# TASK INSTRUCTIONS
Can you set down, exactly as they appear below, the lines from the opening of the material through the one bearing "const yTicks = [-10, -5, 0, 5, 10, 15];", minus the pictures?
========================
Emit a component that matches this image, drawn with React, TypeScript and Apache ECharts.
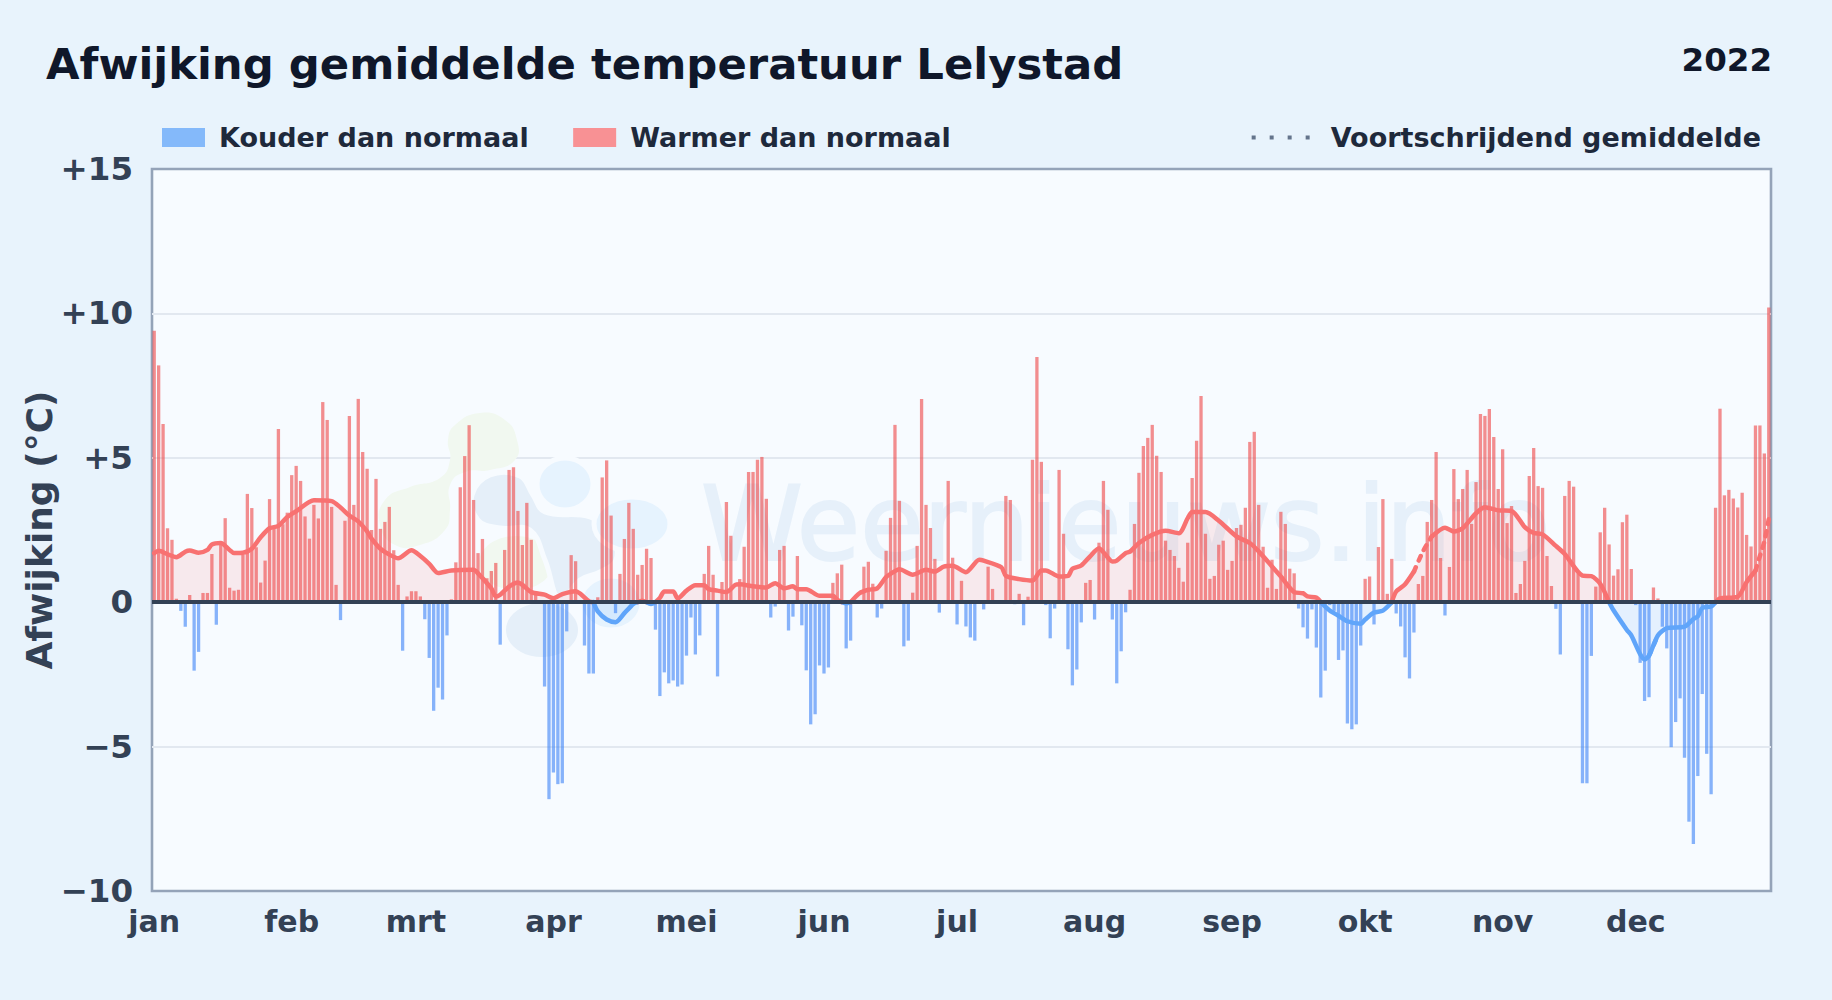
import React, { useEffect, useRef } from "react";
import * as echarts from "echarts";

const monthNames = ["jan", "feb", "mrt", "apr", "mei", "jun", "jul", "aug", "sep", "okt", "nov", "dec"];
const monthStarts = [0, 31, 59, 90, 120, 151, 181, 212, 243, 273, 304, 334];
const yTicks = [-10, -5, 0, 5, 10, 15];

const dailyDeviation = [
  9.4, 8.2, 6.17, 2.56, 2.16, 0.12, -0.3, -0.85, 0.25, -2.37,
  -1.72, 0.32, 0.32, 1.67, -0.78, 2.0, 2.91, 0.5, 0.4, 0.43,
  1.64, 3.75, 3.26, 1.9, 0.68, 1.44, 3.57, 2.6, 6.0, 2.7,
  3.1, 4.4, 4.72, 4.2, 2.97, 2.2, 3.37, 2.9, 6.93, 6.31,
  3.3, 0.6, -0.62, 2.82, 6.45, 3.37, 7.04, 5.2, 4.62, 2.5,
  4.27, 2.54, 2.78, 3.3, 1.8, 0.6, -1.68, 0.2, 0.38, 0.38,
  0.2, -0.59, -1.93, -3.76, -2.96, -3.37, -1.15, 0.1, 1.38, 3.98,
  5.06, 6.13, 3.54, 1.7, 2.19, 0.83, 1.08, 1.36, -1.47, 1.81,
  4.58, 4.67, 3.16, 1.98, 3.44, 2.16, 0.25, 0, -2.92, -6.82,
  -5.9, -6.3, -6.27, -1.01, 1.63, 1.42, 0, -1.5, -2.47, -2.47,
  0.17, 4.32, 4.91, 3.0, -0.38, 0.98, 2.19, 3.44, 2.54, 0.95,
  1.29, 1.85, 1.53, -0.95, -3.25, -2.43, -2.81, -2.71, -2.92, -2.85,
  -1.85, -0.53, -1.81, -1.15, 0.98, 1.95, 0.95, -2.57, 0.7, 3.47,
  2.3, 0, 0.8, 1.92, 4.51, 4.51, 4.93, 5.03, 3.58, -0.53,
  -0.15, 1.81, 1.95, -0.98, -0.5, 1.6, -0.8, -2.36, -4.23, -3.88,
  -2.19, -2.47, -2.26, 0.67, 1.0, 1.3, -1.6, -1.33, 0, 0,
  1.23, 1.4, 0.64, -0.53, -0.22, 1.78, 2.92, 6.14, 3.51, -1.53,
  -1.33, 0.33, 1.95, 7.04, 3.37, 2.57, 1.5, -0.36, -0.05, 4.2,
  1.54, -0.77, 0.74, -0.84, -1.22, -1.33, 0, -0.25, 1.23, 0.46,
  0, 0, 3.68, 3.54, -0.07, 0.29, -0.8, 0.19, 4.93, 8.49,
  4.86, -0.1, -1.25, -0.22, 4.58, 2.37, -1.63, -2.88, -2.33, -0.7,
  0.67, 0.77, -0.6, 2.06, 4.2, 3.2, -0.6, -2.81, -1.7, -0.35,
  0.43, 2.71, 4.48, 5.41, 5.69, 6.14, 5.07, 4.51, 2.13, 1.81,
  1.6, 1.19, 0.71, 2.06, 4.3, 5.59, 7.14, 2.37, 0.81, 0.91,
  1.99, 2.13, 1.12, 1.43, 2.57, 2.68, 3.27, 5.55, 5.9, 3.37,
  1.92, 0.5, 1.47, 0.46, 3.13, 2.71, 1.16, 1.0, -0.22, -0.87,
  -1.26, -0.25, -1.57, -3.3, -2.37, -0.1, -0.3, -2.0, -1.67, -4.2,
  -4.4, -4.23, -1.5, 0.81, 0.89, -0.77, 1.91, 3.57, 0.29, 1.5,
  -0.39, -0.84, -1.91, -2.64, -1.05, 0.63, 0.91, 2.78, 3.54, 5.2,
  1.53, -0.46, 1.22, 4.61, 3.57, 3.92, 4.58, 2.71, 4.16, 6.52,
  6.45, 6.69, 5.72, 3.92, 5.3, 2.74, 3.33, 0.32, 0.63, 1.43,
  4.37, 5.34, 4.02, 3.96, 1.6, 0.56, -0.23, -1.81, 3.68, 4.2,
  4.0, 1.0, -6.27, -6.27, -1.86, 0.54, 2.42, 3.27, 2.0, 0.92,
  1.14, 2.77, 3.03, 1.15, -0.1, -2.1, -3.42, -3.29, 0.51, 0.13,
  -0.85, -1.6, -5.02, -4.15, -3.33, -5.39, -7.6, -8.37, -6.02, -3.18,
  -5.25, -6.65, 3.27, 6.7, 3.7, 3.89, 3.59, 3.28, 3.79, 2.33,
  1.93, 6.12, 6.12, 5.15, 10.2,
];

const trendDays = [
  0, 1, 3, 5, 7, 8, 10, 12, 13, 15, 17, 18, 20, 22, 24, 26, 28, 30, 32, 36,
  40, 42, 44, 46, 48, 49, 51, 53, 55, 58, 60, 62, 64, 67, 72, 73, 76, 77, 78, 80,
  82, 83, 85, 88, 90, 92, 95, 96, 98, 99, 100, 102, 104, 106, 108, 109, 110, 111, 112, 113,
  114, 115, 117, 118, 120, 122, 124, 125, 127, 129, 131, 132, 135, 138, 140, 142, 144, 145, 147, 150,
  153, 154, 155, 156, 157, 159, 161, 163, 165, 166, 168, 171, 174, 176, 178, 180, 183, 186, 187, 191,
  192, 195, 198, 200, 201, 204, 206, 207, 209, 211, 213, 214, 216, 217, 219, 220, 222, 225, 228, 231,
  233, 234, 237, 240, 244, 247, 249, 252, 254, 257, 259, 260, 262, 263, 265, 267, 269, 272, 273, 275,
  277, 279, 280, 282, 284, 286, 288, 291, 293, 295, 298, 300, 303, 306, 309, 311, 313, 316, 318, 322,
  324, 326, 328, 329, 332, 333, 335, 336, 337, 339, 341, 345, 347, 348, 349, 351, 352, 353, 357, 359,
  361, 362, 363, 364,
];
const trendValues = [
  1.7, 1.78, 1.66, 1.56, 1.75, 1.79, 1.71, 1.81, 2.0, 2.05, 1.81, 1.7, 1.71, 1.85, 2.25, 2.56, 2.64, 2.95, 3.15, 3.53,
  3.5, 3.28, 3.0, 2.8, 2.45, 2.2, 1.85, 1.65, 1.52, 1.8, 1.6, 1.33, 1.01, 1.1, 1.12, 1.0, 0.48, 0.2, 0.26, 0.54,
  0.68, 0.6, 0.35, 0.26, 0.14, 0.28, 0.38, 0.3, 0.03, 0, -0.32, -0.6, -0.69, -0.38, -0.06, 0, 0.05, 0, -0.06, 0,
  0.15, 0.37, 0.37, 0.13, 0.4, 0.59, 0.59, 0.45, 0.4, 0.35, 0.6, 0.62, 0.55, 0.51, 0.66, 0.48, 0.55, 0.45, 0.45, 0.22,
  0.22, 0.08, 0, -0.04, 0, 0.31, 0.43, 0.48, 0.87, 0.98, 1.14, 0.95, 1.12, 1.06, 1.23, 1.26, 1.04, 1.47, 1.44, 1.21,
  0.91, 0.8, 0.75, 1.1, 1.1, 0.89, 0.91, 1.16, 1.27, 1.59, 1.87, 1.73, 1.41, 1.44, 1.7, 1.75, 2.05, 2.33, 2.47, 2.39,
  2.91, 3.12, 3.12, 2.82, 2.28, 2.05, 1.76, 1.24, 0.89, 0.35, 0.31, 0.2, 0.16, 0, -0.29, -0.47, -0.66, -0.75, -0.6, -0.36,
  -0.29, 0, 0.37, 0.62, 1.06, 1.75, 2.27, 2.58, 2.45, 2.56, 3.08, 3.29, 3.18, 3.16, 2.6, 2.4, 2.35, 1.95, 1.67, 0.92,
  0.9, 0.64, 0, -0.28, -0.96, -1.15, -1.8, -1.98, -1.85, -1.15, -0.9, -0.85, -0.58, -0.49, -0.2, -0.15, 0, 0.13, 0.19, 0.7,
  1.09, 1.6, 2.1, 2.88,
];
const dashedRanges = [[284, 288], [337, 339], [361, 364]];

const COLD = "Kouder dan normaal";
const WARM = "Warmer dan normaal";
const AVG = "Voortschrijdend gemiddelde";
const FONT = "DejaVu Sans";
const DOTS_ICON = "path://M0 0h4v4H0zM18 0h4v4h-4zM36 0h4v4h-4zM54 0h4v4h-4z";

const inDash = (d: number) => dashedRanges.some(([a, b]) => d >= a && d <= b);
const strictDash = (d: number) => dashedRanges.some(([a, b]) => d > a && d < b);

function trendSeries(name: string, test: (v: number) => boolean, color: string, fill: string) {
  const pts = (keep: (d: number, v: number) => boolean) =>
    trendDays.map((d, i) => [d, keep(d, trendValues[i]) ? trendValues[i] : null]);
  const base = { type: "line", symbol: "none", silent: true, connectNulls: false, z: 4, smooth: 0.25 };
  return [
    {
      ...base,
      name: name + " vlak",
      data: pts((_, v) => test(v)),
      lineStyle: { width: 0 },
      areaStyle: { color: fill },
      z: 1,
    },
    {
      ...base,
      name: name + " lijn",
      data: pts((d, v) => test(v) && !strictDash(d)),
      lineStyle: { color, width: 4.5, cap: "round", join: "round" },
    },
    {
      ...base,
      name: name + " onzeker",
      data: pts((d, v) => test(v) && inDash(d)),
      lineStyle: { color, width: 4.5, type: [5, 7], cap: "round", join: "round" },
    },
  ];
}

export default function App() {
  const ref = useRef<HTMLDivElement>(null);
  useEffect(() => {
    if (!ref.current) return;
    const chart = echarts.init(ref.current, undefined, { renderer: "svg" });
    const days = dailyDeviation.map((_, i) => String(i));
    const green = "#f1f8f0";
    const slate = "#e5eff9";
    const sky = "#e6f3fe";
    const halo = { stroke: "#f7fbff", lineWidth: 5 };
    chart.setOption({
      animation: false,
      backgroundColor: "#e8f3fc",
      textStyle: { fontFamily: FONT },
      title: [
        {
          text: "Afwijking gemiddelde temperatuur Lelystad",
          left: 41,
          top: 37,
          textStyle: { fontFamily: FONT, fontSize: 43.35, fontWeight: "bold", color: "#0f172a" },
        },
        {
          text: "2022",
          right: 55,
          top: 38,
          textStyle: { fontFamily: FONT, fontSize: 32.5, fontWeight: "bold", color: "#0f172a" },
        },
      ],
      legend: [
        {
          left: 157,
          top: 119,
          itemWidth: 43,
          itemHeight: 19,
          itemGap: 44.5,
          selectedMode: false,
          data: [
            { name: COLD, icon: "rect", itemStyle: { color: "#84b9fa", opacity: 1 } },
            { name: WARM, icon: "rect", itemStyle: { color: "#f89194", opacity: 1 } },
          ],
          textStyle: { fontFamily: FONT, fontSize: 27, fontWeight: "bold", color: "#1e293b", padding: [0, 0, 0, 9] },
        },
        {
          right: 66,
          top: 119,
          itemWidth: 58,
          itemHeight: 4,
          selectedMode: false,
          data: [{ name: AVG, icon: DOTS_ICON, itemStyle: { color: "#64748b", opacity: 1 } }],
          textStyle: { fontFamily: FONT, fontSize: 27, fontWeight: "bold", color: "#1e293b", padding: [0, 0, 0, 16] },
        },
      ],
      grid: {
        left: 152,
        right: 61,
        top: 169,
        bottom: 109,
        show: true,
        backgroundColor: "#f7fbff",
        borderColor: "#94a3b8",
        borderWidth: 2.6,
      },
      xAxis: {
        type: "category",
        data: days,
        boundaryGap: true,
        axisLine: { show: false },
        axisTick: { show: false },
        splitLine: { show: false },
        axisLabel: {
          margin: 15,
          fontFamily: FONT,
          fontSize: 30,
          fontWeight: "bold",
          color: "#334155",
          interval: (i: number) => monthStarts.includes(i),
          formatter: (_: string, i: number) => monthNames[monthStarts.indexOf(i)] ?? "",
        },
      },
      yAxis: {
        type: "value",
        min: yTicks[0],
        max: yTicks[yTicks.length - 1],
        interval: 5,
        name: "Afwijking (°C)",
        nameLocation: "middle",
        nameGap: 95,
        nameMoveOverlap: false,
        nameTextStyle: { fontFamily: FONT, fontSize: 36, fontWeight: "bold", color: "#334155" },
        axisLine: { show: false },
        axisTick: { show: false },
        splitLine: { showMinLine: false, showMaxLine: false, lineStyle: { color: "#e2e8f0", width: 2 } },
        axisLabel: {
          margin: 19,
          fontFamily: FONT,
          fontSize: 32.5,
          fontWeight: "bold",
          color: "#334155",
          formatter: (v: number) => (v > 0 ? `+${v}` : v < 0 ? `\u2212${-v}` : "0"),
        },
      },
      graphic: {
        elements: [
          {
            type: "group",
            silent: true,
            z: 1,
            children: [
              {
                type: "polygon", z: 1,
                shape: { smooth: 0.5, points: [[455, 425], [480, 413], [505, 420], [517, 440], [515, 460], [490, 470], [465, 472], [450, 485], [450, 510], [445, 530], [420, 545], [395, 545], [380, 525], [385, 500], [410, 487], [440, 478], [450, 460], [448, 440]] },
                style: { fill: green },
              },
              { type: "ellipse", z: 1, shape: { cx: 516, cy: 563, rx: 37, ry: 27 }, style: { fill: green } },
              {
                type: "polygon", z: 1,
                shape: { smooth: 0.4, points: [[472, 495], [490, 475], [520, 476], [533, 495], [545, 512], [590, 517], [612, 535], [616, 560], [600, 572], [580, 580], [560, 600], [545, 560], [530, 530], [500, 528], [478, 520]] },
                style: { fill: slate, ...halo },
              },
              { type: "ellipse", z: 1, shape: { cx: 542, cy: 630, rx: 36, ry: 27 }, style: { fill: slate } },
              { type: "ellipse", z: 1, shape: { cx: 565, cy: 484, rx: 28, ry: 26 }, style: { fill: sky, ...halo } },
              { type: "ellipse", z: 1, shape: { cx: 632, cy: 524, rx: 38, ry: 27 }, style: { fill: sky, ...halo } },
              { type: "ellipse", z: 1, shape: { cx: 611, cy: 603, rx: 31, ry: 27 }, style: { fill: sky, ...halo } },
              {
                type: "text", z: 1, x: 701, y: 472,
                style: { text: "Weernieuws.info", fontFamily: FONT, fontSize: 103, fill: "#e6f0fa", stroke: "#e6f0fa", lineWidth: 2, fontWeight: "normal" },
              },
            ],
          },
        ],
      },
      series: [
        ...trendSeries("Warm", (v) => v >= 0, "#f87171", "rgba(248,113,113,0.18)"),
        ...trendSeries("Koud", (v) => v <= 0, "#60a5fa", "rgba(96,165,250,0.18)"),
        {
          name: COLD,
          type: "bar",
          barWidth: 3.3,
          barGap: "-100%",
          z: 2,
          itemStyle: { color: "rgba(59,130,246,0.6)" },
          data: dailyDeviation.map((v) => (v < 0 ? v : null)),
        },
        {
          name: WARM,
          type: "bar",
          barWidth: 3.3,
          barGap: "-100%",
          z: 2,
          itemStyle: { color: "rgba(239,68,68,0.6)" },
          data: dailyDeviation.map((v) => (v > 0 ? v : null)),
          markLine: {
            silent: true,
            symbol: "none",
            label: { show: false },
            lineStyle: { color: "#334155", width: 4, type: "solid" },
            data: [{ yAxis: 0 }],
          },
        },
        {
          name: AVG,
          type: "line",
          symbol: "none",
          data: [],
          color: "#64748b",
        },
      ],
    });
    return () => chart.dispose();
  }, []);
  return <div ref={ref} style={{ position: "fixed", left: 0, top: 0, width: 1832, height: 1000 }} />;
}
========================
# SOLUTION FOR THIS EXERCISE
Emit a component that matches this image, drawn with React, TypeScript and Apache ECharts.
import React, { useEffect, useRef } from "react";
import * as echarts from "echarts";

const monthNames = ["jan", "feb", "mrt", "apr", "mei", "jun", "jul", "aug", "sep", "okt", "nov", "dec"];
const monthStarts = [0, 31, 59, 90, 120, 151, 181, 212, 243, 273, 304, 334];
const yTicks = [-10, -5, 0, 5, 10, 15];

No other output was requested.